## Material to process
-- START --
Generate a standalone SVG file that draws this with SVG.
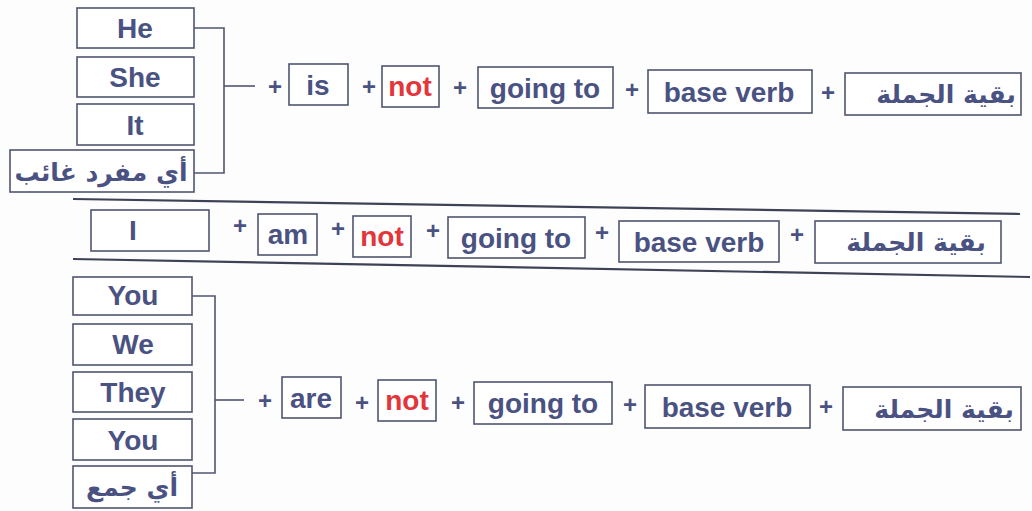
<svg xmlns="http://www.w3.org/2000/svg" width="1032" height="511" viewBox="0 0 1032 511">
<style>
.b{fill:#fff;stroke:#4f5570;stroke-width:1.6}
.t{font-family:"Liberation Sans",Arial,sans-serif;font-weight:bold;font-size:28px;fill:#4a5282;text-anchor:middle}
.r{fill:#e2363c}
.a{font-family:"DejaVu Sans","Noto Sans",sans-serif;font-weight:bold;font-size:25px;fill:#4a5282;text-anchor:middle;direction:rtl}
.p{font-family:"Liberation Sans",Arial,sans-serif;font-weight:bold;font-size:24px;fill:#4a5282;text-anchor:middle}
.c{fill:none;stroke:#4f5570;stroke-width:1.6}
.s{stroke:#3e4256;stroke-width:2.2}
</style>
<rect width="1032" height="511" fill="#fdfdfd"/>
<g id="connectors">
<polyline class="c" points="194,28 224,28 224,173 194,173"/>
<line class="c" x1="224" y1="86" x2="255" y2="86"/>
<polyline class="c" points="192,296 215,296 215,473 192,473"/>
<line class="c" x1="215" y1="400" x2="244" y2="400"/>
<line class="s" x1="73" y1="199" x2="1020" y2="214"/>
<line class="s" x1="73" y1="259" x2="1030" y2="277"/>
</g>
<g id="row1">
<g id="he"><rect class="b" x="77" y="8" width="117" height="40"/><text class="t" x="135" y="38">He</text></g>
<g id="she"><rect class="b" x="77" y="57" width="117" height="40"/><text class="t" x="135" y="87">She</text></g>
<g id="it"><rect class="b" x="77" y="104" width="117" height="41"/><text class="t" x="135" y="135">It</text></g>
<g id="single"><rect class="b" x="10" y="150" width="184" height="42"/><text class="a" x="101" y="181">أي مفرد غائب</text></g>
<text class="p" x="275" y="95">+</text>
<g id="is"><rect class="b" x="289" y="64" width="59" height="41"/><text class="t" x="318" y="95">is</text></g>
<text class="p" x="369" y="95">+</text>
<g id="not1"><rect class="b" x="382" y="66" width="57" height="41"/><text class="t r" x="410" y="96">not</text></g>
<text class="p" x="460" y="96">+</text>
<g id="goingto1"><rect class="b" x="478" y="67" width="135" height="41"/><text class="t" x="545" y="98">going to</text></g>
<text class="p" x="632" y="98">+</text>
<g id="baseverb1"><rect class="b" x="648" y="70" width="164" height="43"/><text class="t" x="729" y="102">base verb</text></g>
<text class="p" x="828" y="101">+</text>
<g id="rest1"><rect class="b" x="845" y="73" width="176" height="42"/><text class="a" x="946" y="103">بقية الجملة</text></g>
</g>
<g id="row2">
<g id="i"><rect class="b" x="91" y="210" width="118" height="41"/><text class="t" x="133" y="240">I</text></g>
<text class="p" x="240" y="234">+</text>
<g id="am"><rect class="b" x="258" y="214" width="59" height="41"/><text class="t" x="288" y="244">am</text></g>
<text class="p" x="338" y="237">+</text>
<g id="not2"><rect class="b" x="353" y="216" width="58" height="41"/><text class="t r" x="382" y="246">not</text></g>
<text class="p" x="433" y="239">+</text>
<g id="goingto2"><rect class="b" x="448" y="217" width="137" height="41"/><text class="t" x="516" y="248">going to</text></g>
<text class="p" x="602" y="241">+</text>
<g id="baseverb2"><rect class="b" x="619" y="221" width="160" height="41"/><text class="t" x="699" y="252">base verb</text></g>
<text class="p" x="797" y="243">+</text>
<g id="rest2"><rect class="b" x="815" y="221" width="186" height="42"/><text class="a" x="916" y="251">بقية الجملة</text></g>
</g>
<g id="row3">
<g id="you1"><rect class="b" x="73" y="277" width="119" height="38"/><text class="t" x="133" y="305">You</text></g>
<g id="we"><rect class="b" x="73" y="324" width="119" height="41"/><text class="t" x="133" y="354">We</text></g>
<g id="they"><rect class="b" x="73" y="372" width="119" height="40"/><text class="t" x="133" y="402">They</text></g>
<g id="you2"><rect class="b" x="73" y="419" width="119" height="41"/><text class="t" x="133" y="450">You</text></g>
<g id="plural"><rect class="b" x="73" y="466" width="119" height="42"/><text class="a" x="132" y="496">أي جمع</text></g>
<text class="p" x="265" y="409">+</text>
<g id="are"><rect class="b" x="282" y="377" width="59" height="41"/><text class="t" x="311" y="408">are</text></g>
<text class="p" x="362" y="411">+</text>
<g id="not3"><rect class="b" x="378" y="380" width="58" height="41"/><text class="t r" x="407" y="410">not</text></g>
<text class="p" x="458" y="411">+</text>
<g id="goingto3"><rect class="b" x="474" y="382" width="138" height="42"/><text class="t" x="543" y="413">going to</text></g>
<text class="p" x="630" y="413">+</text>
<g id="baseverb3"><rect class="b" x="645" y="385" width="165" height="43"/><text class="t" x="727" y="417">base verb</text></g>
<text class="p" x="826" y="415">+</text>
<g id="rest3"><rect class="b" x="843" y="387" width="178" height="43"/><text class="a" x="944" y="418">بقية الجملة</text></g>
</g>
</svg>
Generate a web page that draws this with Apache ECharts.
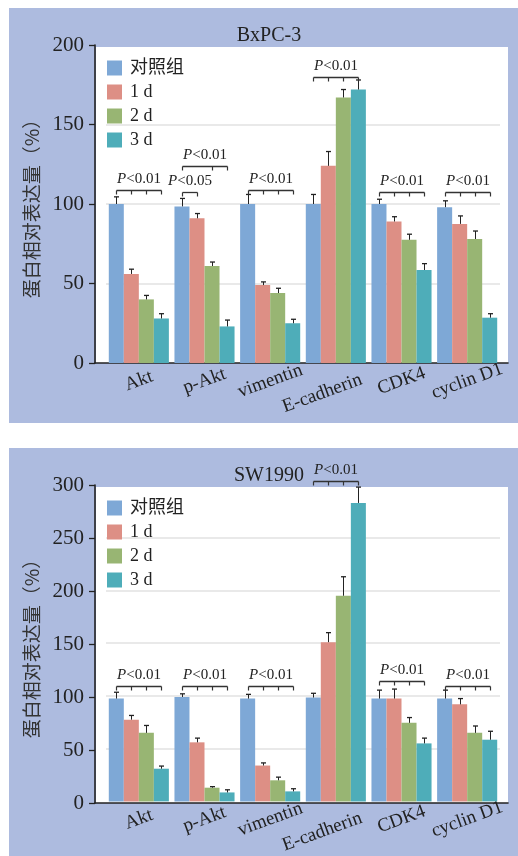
-- END --
## Problem
Go through the listing above and write it all out exactly, leaving out any picture.

## Task result
Generate a standalone SVG file that draws this with SVG.
<svg xmlns="http://www.w3.org/2000/svg" width="1032" height="511" viewBox="0 0 1032 511">
<style>
.b{fill:#fff;stroke:#4f5570;stroke-width:1.6}
.t{font-family:"Liberation Sans",Arial,sans-serif;font-weight:bold;font-size:28px;fill:#4a5282;text-anchor:middle}
.r{fill:#e2363c}
.a{font-family:"DejaVu Sans","Noto Sans",sans-serif;font-weight:bold;font-size:25px;fill:#4a5282;text-anchor:middle;direction:rtl}
.p{font-family:"Liberation Sans",Arial,sans-serif;font-weight:bold;font-size:24px;fill:#4a5282;text-anchor:middle}
.c{fill:none;stroke:#4f5570;stroke-width:1.6}
.s{stroke:#3e4256;stroke-width:2.2}
</style>
<rect width="1032" height="511" fill="#fdfdfd"/>
<g id="connectors">
<polyline class="c" points="194,28 224,28 224,173 194,173"/>
<line class="c" x1="224" y1="86" x2="255" y2="86"/>
<polyline class="c" points="192,296 215,296 215,473 192,473"/>
<line class="c" x1="215" y1="400" x2="244" y2="400"/>
<line class="s" x1="73" y1="199" x2="1020" y2="214"/>
<line class="s" x1="73" y1="259" x2="1030" y2="277"/>
</g>
<g id="row1">
<g id="he"><rect class="b" x="77" y="8" width="117" height="40"/><text class="t" x="135" y="38">He</text></g>
<g id="she"><rect class="b" x="77" y="57" width="117" height="40"/><text class="t" x="135" y="87">She</text></g>
<g id="it"><rect class="b" x="77" y="104" width="117" height="41"/><text class="t" x="135" y="135">It</text></g>
<g id="single"><rect class="b" x="10" y="150" width="184" height="42"/><text class="a" x="101" y="181">أي مفرد غائب</text></g>
<text class="p" x="275" y="95">+</text>
<g id="is"><rect class="b" x="289" y="64" width="59" height="41"/><text class="t" x="318" y="95">is</text></g>
<text class="p" x="369" y="95">+</text>
<g id="not1"><rect class="b" x="382" y="66" width="57" height="41"/><text class="t r" x="410" y="96">not</text></g>
<text class="p" x="460" y="96">+</text>
<g id="goingto1"><rect class="b" x="478" y="67" width="135" height="41"/><text class="t" x="545" y="98">going to</text></g>
<text class="p" x="632" y="98">+</text>
<g id="baseverb1"><rect class="b" x="648" y="70" width="164" height="43"/><text class="t" x="729" y="102">base verb</text></g>
<text class="p" x="828" y="101">+</text>
<g id="rest1"><rect class="b" x="845" y="73" width="176" height="42"/><text class="a" x="946" y="103">بقية الجملة</text></g>
</g>
<g id="row2">
<g id="i"><rect class="b" x="91" y="210" width="118" height="41"/><text class="t" x="133" y="240">I</text></g>
<text class="p" x="240" y="234">+</text>
<g id="am"><rect class="b" x="258" y="214" width="59" height="41"/><text class="t" x="288" y="244">am</text></g>
<text class="p" x="338" y="237">+</text>
<g id="not2"><rect class="b" x="353" y="216" width="58" height="41"/><text class="t r" x="382" y="246">not</text></g>
<text class="p" x="433" y="239">+</text>
<g id="goingto2"><rect class="b" x="448" y="217" width="137" height="41"/><text class="t" x="516" y="248">going to</text></g>
<text class="p" x="602" y="241">+</text>
<g id="baseverb2"><rect class="b" x="619" y="221" width="160" height="41"/><text class="t" x="699" y="252">base verb</text></g>
<text class="p" x="797" y="243">+</text>
<g id="rest2"><rect class="b" x="815" y="221" width="186" height="42"/><text class="a" x="916" y="251">بقية الجملة</text></g>
</g>
<g id="row3">
<g id="you1"><rect class="b" x="73" y="277" width="119" height="38"/><text class="t" x="133" y="305">You</text></g>
<g id="we"><rect class="b" x="73" y="324" width="119" height="41"/><text class="t" x="133" y="354">We</text></g>
<g id="they"><rect class="b" x="73" y="372" width="119" height="40"/><text class="t" x="133" y="402">They</text></g>
<g id="you2"><rect class="b" x="73" y="419" width="119" height="41"/><text class="t" x="133" y="450">You</text></g>
<g id="plural"><rect class="b" x="73" y="466" width="119" height="42"/><text class="a" x="132" y="496">أي جمع</text></g>
<text class="p" x="265" y="409">+</text>
<g id="are"><rect class="b" x="282" y="377" width="59" height="41"/><text class="t" x="311" y="408">are</text></g>
<text class="p" x="362" y="411">+</text>
<g id="not3"><rect class="b" x="378" y="380" width="58" height="41"/><text class="t r" x="407" y="410">not</text></g>
<text class="p" x="458" y="411">+</text>
<g id="goingto3"><rect class="b" x="474" y="382" width="138" height="42"/><text class="t" x="543" y="413">going to</text></g>
<text class="p" x="630" y="413">+</text>
<g id="baseverb3"><rect class="b" x="645" y="385" width="165" height="43"/><text class="t" x="727" y="417">base verb</text></g>
<text class="p" x="826" y="415">+</text>
<g id="rest3"><rect class="b" x="843" y="387" width="178" height="43"/><text class="a" x="944" y="418">بقية الجملة</text></g>
</g>
</svg>
Generate a web page that draws this with Apache ECharts.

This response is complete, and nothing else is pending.